Plusieurs maires de Vendée et de Loire-Atlantique ont déposé plainte contre X, comme celui de Pornic, Jean-Michel Brard, de même que le maire des Sables-d’Olonne, Yannick Moreau, et la présidente de la région Pays de la Loire, Christelle Morançais. « Je ne voudrais pas que le transport maritime, la mer et le littoral soient perçus comme des zones de non-droit », a déclaré Yannick Moreau à franceinfo, ajoutant qu’« il faut que la responsabilité des délinquants qui provoquent ce type de pollution soit recherchée et qu’ils soient condamnés ». L’Etat va également intenter « une action en justice », a fait savoir le ministre de la Transition écologique, Christophe Béchu.

« C’est toujours très compliqué une plainte contre X (…) c’est une enquête longue et compliquée. Ce qui compte pour nous, ce sont des mesures de prévention, de sanction et une législation prise à l’échelle européenne contre les faiseurs de pollution », insiste de son côté Lionel Cheylus auprès de RFI

3 Quel est leur impact sur l’environnement ? 

Les dégâts sont considérables. En mer, ces billes sont un danger pour les animaux marins, qui peuvent les confondre avec de la nourriture et les ingérer. Ces plastiques peuvent aussi se retrouver dans les huîtres ou les moules. Ils se fragmentent, puis se retrouvent désagrégés par la suite dans la chaîne alimentaire et « entrent dans les organismes humains », détaille Antidia Citores. « Ces plastiques restent également sur les plages, parfois des années, en grande quantité, et perturbent ainsi les écosystèmes, notamment la ponte des tortues », ajoute-t-elle, soulignant que « cette pollution est irréversible ».

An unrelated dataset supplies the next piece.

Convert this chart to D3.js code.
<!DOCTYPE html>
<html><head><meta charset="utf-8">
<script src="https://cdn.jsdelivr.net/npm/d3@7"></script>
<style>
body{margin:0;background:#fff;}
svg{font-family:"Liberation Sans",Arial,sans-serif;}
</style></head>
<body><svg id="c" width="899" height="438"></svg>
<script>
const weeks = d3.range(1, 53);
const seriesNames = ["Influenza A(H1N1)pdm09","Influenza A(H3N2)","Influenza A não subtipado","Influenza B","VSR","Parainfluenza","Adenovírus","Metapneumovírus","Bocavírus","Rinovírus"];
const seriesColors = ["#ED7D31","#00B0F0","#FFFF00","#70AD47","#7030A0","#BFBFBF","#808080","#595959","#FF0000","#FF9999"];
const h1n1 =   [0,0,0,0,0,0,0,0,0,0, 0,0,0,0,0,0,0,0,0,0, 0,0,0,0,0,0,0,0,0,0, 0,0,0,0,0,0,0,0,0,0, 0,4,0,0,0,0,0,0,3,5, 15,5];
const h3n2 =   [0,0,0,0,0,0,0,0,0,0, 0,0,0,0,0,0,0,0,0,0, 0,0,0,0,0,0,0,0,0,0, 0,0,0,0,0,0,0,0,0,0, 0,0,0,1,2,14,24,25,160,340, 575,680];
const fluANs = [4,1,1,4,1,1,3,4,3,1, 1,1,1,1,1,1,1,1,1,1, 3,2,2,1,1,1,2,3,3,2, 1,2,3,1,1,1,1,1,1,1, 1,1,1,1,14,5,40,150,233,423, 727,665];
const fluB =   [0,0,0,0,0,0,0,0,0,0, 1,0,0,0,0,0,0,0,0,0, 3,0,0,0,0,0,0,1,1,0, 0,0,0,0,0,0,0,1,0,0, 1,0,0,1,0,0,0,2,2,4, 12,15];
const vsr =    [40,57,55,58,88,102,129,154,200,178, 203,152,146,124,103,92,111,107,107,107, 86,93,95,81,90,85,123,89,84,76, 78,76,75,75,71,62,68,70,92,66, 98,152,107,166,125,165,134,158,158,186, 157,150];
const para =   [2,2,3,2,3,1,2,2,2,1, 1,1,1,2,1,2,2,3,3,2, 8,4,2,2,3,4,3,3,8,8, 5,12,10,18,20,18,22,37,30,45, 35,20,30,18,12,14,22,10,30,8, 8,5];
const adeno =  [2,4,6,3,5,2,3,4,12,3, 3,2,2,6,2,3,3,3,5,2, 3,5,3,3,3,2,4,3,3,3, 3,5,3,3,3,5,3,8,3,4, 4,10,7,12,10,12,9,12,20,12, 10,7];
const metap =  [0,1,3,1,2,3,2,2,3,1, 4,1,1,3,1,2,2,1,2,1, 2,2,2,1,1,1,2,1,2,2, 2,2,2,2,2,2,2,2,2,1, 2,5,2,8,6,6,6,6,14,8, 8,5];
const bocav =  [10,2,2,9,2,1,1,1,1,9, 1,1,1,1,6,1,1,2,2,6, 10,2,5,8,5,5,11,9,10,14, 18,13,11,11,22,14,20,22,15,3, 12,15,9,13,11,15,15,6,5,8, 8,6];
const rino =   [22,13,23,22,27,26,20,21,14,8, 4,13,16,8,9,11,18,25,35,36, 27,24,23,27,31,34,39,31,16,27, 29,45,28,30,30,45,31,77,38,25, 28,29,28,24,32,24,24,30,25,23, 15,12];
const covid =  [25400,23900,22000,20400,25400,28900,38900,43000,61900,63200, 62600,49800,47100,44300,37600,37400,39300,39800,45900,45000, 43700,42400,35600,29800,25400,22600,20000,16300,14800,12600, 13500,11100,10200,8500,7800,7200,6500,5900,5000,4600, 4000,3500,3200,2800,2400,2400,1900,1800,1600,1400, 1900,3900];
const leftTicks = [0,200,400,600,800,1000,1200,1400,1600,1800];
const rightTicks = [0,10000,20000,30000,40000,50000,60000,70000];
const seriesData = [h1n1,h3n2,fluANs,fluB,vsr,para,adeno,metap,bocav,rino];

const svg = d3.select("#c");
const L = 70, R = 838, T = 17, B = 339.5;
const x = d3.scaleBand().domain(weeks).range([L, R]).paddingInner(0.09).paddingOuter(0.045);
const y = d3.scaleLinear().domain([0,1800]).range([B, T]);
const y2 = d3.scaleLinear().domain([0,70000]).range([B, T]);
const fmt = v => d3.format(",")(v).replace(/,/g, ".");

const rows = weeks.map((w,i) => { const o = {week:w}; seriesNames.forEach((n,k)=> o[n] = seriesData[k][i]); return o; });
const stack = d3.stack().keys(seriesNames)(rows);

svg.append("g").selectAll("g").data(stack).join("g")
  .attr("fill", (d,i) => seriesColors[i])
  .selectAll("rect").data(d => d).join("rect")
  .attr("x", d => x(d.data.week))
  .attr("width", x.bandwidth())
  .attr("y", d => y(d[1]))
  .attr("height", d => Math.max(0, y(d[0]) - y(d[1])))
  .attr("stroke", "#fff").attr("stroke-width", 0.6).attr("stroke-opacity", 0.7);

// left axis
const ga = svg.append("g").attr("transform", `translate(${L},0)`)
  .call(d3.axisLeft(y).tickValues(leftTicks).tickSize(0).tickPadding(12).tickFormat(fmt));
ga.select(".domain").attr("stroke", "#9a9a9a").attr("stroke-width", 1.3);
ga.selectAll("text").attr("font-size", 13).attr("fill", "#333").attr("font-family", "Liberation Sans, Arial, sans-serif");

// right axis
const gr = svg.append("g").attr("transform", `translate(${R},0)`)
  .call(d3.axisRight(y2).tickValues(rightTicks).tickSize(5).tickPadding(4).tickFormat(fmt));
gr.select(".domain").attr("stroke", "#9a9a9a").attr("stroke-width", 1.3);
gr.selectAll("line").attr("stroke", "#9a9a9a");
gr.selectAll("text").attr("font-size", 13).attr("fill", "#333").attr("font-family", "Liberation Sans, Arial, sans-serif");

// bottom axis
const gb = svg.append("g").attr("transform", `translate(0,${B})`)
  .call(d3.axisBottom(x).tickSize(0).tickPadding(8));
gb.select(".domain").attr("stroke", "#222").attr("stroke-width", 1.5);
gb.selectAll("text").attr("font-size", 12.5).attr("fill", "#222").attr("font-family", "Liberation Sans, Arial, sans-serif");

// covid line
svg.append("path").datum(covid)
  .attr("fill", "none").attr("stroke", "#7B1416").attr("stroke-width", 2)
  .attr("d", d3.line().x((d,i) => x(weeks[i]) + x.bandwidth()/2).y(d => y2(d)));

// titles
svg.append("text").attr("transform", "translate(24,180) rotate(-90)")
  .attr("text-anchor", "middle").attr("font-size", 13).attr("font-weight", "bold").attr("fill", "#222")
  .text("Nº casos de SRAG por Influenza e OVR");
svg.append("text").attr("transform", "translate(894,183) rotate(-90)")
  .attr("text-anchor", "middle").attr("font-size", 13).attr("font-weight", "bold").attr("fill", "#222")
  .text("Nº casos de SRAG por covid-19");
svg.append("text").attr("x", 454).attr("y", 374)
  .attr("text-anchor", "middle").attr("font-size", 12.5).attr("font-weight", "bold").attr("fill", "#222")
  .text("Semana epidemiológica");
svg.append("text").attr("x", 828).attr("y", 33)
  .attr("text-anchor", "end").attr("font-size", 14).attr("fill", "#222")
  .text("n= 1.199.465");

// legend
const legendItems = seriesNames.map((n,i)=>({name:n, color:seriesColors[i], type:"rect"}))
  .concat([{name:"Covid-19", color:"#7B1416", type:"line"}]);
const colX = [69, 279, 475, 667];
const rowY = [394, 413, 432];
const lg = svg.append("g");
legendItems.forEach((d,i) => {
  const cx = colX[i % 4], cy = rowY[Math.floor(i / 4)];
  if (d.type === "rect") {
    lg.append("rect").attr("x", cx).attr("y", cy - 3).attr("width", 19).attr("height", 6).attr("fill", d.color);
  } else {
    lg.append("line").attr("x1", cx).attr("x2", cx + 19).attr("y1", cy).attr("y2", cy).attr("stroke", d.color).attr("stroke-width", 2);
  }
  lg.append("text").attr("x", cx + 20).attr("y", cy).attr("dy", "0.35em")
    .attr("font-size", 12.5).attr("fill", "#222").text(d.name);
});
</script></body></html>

D’après le ministère de la Transition écologique, cette pollution représente chaque année l’équivalent de plus de 11 milliards de bouteilles en plastique jetées dans l’environnement. Des discussions européennes sont en cours pour limiter les pertes de GPI mais elles « ne sont pas assez contraignantes et efficaces » et doivent absolument « être plus suivies et renforcées », pointe Surfrider auprès de France 3 Bretagne

Au niveau français, le décret d’application de la loi anti-gaspillage pour une économie circulaire, paru en 2021, prévoit que les entreprises aient l’obligation de mettre en place des actions pour contenir les pertes de ces plastiques. Depuis le 1er janvier 2022, tous les sites de production, de manipulation et de transport de ces granulés « doivent être dotés d’équipements et de procédures pour éviter leur fuite dans la nature », écrit le ministère de la Transition écologique sur son site.

Mais ces procédures ne s’appliquent pas en dehors du territoire français. Il faudrait qu’on ait une « définition claire, au niveau international, disant qu’il s’agit là de produits dangereux, et, une fois que cette condition est remplie et reconnue, qu’il y ait une couleur spécifique des conteneurs permettant d’identifier qu’il y a de la dangerosité », a fait savoir Joël Guerriau, sénateur de Loire-Atlantique, à l’AFP. Surfrider dit compter sur la France « pour porter ce leadership sur la réduction des microplastiques de façon contraignante ».